▶ **TASK BRIEF**:
Reproduce all the lines exactly as they stand, apart from the pictures.

[BEGIN SOURCE DATA]

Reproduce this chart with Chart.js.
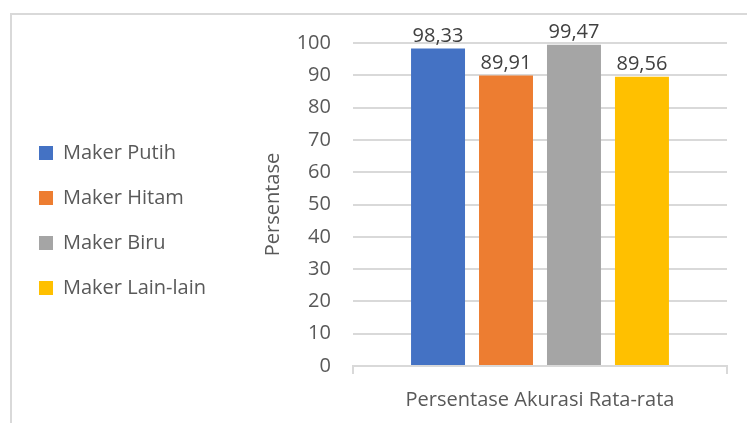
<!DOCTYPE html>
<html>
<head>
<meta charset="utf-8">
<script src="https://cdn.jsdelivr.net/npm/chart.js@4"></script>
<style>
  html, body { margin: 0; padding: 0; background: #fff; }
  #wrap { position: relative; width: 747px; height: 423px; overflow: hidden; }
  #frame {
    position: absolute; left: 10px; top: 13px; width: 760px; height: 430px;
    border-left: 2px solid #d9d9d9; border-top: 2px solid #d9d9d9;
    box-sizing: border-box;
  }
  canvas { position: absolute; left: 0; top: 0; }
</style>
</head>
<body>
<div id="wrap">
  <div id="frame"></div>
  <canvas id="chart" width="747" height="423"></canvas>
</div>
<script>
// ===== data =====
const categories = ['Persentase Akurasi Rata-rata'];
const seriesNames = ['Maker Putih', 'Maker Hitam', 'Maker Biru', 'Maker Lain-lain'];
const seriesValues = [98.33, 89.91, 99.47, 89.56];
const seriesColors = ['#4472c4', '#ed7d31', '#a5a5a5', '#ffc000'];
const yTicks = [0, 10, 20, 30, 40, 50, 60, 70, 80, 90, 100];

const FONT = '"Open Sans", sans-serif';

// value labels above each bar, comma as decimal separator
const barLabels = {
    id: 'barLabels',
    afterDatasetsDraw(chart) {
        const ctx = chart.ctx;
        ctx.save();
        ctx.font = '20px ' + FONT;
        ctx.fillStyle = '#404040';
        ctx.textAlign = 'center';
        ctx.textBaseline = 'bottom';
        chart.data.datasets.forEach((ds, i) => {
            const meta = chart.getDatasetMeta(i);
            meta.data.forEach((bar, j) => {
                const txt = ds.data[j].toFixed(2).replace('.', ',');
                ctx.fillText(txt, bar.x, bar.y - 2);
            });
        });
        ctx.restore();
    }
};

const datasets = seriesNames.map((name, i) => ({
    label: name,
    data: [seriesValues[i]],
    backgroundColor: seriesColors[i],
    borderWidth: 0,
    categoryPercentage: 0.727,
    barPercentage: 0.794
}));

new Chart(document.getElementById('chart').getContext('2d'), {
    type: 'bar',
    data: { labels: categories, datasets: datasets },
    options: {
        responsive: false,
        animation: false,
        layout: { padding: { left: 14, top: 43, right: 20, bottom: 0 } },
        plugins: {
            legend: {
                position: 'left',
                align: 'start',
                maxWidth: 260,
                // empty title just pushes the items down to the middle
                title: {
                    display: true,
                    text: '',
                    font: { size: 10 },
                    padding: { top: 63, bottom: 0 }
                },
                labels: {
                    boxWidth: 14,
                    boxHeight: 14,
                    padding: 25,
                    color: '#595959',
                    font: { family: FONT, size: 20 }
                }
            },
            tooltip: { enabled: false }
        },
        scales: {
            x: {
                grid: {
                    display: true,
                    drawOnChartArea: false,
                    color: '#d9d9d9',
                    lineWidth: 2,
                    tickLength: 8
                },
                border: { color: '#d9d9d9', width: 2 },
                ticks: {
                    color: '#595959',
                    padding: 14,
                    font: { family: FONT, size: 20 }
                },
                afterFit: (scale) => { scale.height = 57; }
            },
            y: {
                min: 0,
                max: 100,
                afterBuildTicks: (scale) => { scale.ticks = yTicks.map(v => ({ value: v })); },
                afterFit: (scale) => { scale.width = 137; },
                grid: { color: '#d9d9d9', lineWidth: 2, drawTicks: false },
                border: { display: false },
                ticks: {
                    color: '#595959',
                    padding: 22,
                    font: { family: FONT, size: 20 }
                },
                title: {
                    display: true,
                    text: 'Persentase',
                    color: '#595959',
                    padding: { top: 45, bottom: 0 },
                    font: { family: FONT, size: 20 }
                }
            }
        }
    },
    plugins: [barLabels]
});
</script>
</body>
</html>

[END SOURCE DATA]

▶ **COMPLETED EXERCISE**:
Reproduce this chart with Chart.js.
<!DOCTYPE html>
<html>
<head>
<meta charset="utf-8">
<script src="https://cdn.jsdelivr.net/npm/chart.js@4"></script>
<style>
  html, body { margin: 0; padding: 0; background: #fff; }
  #wrap { position: relative; width: 747px; height: 423px; overflow: hidden; }
  #frame {
    position: absolute; left: 10px; top: 13px; width: 760px; height: 430px;
    border-left: 2px solid #d9d9d9; border-top: 2px solid #d9d9d9;
    box-sizing: border-box;
  }
  canvas { position: absolute; left: 0; top: 0; }
</style>
</head>
<body>
<div id="wrap">
  <div id="frame"></div>
  <canvas id="chart" width="747" height="423"></canvas>
</div>
<script>
// ===== data =====
const categories = ['Persentase Akurasi Rata-rata'];
const seriesNames = ['Maker Putih', 'Maker Hitam', 'Maker Biru', 'Maker Lain-lain'];
const seriesValues = [98.33, 89.91, 99.47, 89.56];
const seriesColors = ['#4472c4', '#ed7d31', '#a5a5a5', '#ffc000'];
const yTicks = [0, 10, 20, 30, 40, 50, 60, 70, 80, 90, 100];

const FONT = '"Open Sans", sans-serif';

// value labels above each bar, comma as decimal separator
const barLabels = {
    id: 'barLabels',
    afterDatasetsDraw(chart) {
        const ctx = chart.ctx;
        ctx.save();
        ctx.font = '20px ' + FONT;
        ctx.fillStyle = '#404040';
        ctx.textAlign = 'center';
        ctx.textBaseline = 'bottom';
        chart.data.datasets.forEach((ds, i) => {
            const meta = chart.getDatasetMeta(i);
            meta.data.forEach((bar, j) => {
                const txt = ds.data[j].toFixed(2).replace('.', ',');
                ctx.fillText(txt, bar.x, bar.y - 2);
            });
        });
        ctx.restore();
    }
};

const datasets = seriesNames.map((name, i) => ({
    label: name,
    data: [seriesValues[i]],
    backgroundColor: seriesColors[i],
    borderWidth: 0,
    categoryPercentage: 0.727,
    barPercentage: 0.794
}));

new Chart(document.getElementById('chart').getContext('2d'), {
    type: 'bar',
    data: { labels: categories, datasets: datasets },
    options: {
        responsive: false,
        animation: false,
        layout: { padding: { left: 14, top: 43, right: 20, bottom: 0 } },
        plugins: {
            legend: {
                position: 'left',
                align: 'start',
                maxWidth: 260,
                // empty title just pushes the items down to the middle
                title: {
                    display: true,
                    text: '',
                    font: { size: 10 },
                    padding: { top: 63, bottom: 0 }
                },
                labels: {
                    boxWidth: 14,
                    boxHeight: 14,
                    padding: 25,
                    color: '#595959',
                    font: { family: FONT, size: 20 }
                }
            },
            tooltip: { enabled: false }
        },
        scales: {
            x: {
                grid: {
                    display: true,
                    drawOnChartArea: false,
                    color: '#d9d9d9',
                    lineWidth: 2,
                    tickLength: 8
                },
                border: { color: '#d9d9d9', width: 2 },
                ticks: {
                    color: '#595959',
                    padding: 14,
                    font: { family: FONT, size: 20 }
                },
                afterFit: (scale) => { scale.height = 57; }
            },
            y: {
                min: 0,
                max: 100,
                afterBuildTicks: (scale) => { scale.ticks = yTicks.map(v => ({ value: v })); },
                afterFit: (scale) => { scale.width = 137; },
                grid: { color: '#d9d9d9', lineWidth: 2, drawTicks: false },
                border: { display: false },
                ticks: {
                    color: '#595959',
                    padding: 22,
                    font: { family: FONT, size: 20 }
                },
                title: {
                    display: true,
                    text: 'Persentase',
                    color: '#595959',
                    padding: { top: 45, bottom: 0 },
                    font: { family: FONT, size: 20 }
                }
            }
        }
    },
    plugins: [barLabels]
});
</script>
</body>
</html>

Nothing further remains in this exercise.